Cyclone Sigma was a tropical cyclone that caused severe damage in North Queensland, Australia on 26–27 January 1896. Overall 23 people died in the cyclone with 3 missing.

=== The Great Hurricane (1897) ===

On 6 January 1897, a cyclone impacted Darwin, Northern Territory. More than 28 people perished in the event, and much of Darwin was reduced to ruin.

=== Cyclone Eline (1898) ===
In January 1898, Cyclone Eline made landfall near Mackay, Queensland. The Cremorne Hotel in northern Mackay sustained damage, as well as the Methodist church on Gregory Street.

===Unnamed tropical cyclone (1898)===
On 2 April 1898, a cyclone was described as causing more damage at Cossack than had ever been experienced before. Tramway, rails, roads, and bridges were destroyed and telegraph lines are downed. Houses collapsed and all boats slipped their moorings. The damage was estimated at over 30000 pounds. Whim Creek registered 747 mm of rain in 24 hours, the highest daily rainfall ever recorded in Western Australia.

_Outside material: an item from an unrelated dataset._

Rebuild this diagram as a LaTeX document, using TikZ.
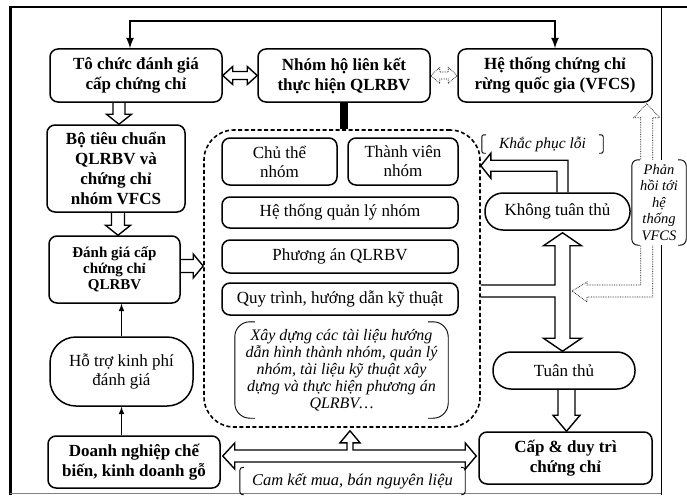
\documentclass[tikz,border=0pt]{standalone}
\usepackage{fontspec}
\setmainfont{Liberation Serif}
\usetikzlibrary{arrows}
\usetikzlibrary{calc}
\tikzset{bt/.style={font=\fontsize{17}{20}\selectfont\bfseries}}
\tikzset{rt/.style={font=\fontsize{17}{19}\selectfont}}
\tikzset{ita/.style={font=\fontsize{16}{17}\selectfont\itshape}}
\tikzset{
box/.style={draw, line width=1.5pt, rounded corners=8pt, align=center, inner sep=0pt},
pill/.style={draw, line width=1.5pt, rounded corners=#1, align=center, inner sep=0pt},
wh/.style 2 args={minimum width=#1pt, minimum height=#2pt},
grp/.style={draw, line width=1.6pt, dash pattern=on 4pt off 2.5pt, rounded corners=30pt},
blk/.style={line width=1.4pt, line join=miter},
fb/.style={line width=.7pt, densely dotted},
link/.style={line width=2.5pt, latex-latex}
}
% hollow arrows: start, end, half shaft, half head, head length
\newcommand{\vblock}[5]{%
  \draw[blk] let \p1=#1, \p2=#2, \n1={ifthenelse(\y2>\y1,1,-1)} in
    ({\x1-#3},{\y1}) -- ({\x1-#3},{\y2-(\n1)*#5}) -- ({\x1-#4},{\y2-(\n1)*#5}) -- ({\x1},{\y2})
    -- ({\x1+#4},{\y2-(\n1)*#5}) -- ({\x1+#3},{\y2-(\n1)*#5}) -- ({\x1+#3},{\y1});}
\newcommand{\hblock}[5]{%
  \draw[blk] let \p1=#1, \p2=#2, \n1={ifthenelse(\x2>\x1,1,-1)} in
    ({\x1},{\y1-#3}) -- ({\x2-(\n1)*#5},{\y1-#3}) -- ({\x2-(\n1)*#5},{\y1-#4}) -- ({\x2},{\y1})
    -- ({\x2-(\n1)*#5},{\y1+#4}) -- ({\x2-(\n1)*#5},{\y1+#3}) -- ({\x1},{\y1+#3});}
\newcommand{\hdblock}[6][blk]{%
  \draw[#1] let \p1=#2, \p2=#3 in
    ({\x1},{\y1}) -- ({\x1+#6},{\y1+#5}) -- ({\x1+#6},{\y1+#4}) -- ({\x2-#6},{\y1+#4}) -- ({\x2-#6},{\y1+#5})
    -- ({\x2},{\y1}) -- ({\x2-#6},{\y1-#5}) -- ({\x2-#6},{\y1-#4}) -- ({\x1+#6},{\y1-#4}) -- ({\x1+#6},{\y1-#5}) -- cycle;}
% bracket sides round a node: node, reach, radius
\newcommand{\brk}[3]{%
  \draw[line width=.9pt, rounded corners=#3] ([xshift=#2]#1.north west) -- (#1.north west) -- (#1.south west) -- ([xshift=#2]#1.south west);
  \draw[line width=.9pt, rounded corners=#3] ([xshift=-#2]#1.north east) -- (#1.north east) -- (#1.south east) -- ([xshift=-#2]#1.south east);}

\begin{document}
\begin{tikzpicture}[x=1pt,y=-1pt]
  \useasboundingbox (0,0) rectangle (687,495);
  % frame
  \draw[line width=3pt] (10,7) -- (10,495);
  \draw[line width=2pt] (9,7) -- (687,7);
  \draw[line width=1pt] (661,7) -- (661,495);
  \draw[line width=.6pt, black!50] (10,493) -- (661,493);

  % top row
  \node[box, bt, wh={172}{53}] (tochuc) at (136,75.5) {Tô chức đánh giá\\cấp chứng chỉ};
  \node[box, bt, wh={172}{53}] (nhomho) at (344,75.5) {Nhóm hộ liên kết\\thực hiện QLRBV};
  \node[box, bt, wh={194}{53}] (vfcs) at (555,75.5) {Hệ thống chứng chỉ\\rừng quốc gia (VFCS)};
  \coordinate (topline) at (0,21);
  \draw[link] (vfcs.north) -- (vfcs.north |- topline) -| ([xshift=-6pt]tochuc.north);
  \hdblock{(tochuc.east)}{(nhomho.west)}{4pt}{9pt}{10pt}
  \hdblock[fb]{(nhomho.east)}{(vfcs.west)}{3.5pt}{8pt}{9pt}

  % left column
  \node[box, bt, wh={138}{87}] (botieu) at (116,168.5) {Bộ tiêu chuẩn\\QLRBV và\\chứng chỉ\\nhóm VFCS};
  \node[box, bt, font=\fontsize{15}{16}\selectfont\bfseries, wh={131}{67}] (danhgia) at (114.5,269.5) {Đánh giá cấp\\chứng chỉ\\QLRBV};
  \node[pill=26pt, rt, wh={143}{69}] (hotro) at (121.5,371.5) {Hỗ trợ kinh phí\\đánh giá};
  \node[box, bt, wh={172}{52}] (doanhnghiep) at (134,462) {Doanh nghiệp chế\\biến, kinh doanh gỗ};
  \vblock{([xshift=-17pt]tochuc.south)}{(botieu.north)}{6pt}{12.5pt}{10pt}
  \vblock{([xshift=2pt]botieu.south)}{(danhgia.north)}{6.5pt}{12.5pt}{10pt}
  \draw[line width=1.5pt, -latex] (hotro.north) -- (hotro.north |- danhgia.south);
  \draw[line width=1.5pt, -latex] (doanhnghiep.north -| hotro.north) -- (hotro.south);

  % group
  \node[grp, wh={276}{297}] (grp) at (342,278.5) {};
  \draw[line width=8pt] (nhomho.south) -- (nhomho.south |- grp.north);
  \node[box, rt, wh={115}{47}] (chuthe) at (279.5,161.5) {Chủ thể\\nhóm};
  \node[box, rt, wh={110}{47}] (thanhvien) at (403,161.5) {Thành viên\\nhóm};
  \node[box, rt, wh={236}{31}] (hethong) at (340,212.5) {Hệ thống quản lý nhóm};
  \node[box, rt, wh={236}{33}] (phuongan) at (340,256.5) {Phương án QLRBV};
  \node[box, rt, wh={236}{32}] (quytrinh) at (340,299) {Quy trình, hướng dẫn kỹ thuật};
  \node[ita, align=center, inner sep=0pt, wh={213}{96}] (xaydung) at (341.5,370)
    {Xây dựng các tài liệu hướng\\dẫn hình thành nhóm, quản lý\\nhóm, tài liệu kỹ thuật xây\\dựng và thực hiện phương án\\QLRBV…};
  \brk{xaydung}{20pt}{15pt}
  \hblock{([yshift=3.5pt]danhgia.east)}{(grp.west)}{6.5pt}{12pt}{10pt}

  % right column
  \node[pill=18pt, rt, wh={145}{37}] (khongtt) at (557.5,211.5) {Không tuân thủ};
  \node[pill=18pt, rt, wh={142}{37}] (tuanthu) at (564,370.5) {Tuân thủ};
  \node[box, bt, wh={173}{52}] (cap) at (565.5,458) {Cấp \& duy trì\\chứng chỉ};
  \node[ita, font=\fontsize{15.5}{16}\selectfont\itshape, inner sep=0pt, wh={121}{18}] (khacphuc) at (542.5,144) {Khắc phục lỗi};
  \brk{khacphuc}{4pt}{2pt}
  \draw[blk] let \p1=([xshift=5pt]khongtt.north), \p2=(grp.east) in
    ({\x1-5.5pt},{\y1}) -- ({\x1-5.5pt},{\y1+21pt}) -- ({\x2+10pt},{\y1+21pt}) -- ({\x2+10pt},{\y1+14pt})
    -- ({\x2},{\y1+26.5pt}) -- ({\x2+10pt},{\y1+39pt}) -- ({\x2+10pt},{\y1+32pt}) -- ({\x1+5.5pt},{\y1+32pt}) -- ({\x1+5.5pt},{\y1});
  \draw[blk] let \p1=([xshift=5pt]khongtt.south), \p2=(tuanthu.north), \p3=(grp.east), \p4=(quytrinh.east) in
    ({\x3},{\y4+14pt}) -- ({\x1-7.5pt},{\y4+14pt}) -- ({\x1-7.5pt},{\y1-15pt}) -- ({\x1-19pt},{\y1-15pt})
    -- ({\x1},{\y1-2pt}) -- ({\x1+19pt},{\y1-15pt}) -- ({\x1+7.5pt},{\y1-15pt}) -- ({\x1+7.5pt},{\y2+13pt})
    -- ({\x1+19pt},{\y2+13pt}) -- ({\x1},{\y2}) -- ({\x1-19pt},{\y2+13pt}) -- ({\x1-7.5pt},{\y2+13pt})
    -- ({\x1-7.5pt},{\y4+2pt}) -- ({\x3},{\y4+2pt});
  \draw[fb] let \p1=([xshift=5pt]khongtt.south), \p2=(vfcs.south east), \p3=(quytrinh.east) in
    ({\x1+9.5pt},{\y3+8pt}) -- ({\x1+24.5pt},{\y3+17pt}) -- ({\x1+24.5pt},{\y3+14pt}) -- ({\x2-12pt},{\y3+14pt})
    -- ({\x2-12pt},{\y2-15pt}) -- ({\x2-19pt},{\y2-15pt}) -- ({\x2-6pt},{\y2-1pt}) -- ({\x2+7pt},{\y2-15pt})
    -- ({\x2},{\y2-15pt}) -- ({\x2},{\y3+2pt}) -- ({\x1+24.5pt},{\y3+2pt}) -- ({\x1+24.5pt},{\y3-3pt}) -- cycle;
  \vblock{([xshift=2.5pt]tuanthu.south)}{(cap.north)}{8.5pt}{13.5pt}{16pt}
  \node[ita, fill=white, align=center, inner sep=0pt, font=\fontsize{14.5}{16.5}\selectfont\itshape, wh={54}{85}] (phanhoi) at (659,202.5)
    {Phản\\hồi tới\\hệ\\thống\\VFCS};
  \brk{phanhoi}{8pt}{6pt}

  % bottom
  \draw[blk] let \p1=(doanhnghiep.east), \p2=(cap.west), \p3=(grp.south) in
    ({\x1+2pt},{\y2+2pt}) -- ({\x1+14pt},{\y2+15pt}) -- ({\x1+14pt},{\y2+8pt}) -- ({\x3+5pt},{\y2+8pt})
    -- ({\x3+5pt},{\y3-15pt}) -- ({\x3-2pt},{\y3-15pt}) -- ({\x3+8pt},{\y3-3pt}) -- ({\x3+18pt},{\y3-15pt})
    -- ({\x3+11pt},{\y3-15pt}) -- ({\x3+11pt},{\y2+8pt}) -- ({\x2-13pt},{\y2+8pt}) -- ({\x2-13pt},{\y2+15pt})
    -- ({\x2-2pt},{\y2+2pt}) -- ({\x2-13pt},{\y2-11pt}) -- ({\x2-13pt},{\y2-4pt}) -- ({\x1+14pt},{\y2-4pt})
    -- ({\x1+14pt},{\y2-11pt}) -- cycle;
  \node[ita, font=\fontsize{16.5}{18}\selectfont\itshape, inner sep=0pt, wh={225}{27}] (camket) at (352.5,481) {Cam kết mua, bán nguyên liệu};
  \brk{camket}{4pt}{3pt}
\end{tikzpicture}
\end{document}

===Severe Tropical Cyclone Mahina (1899)===

Upon making landfall in Queensland as what was very likely an extremely powerful Category 5 severe tropical cyclone on March 4, 1899, Severe Tropical Cyclone Mahina produced a 40-foot storm surge, the highest ever recorded. The flooding killed 400–410 people, making it the deadliest cyclone in Australian history.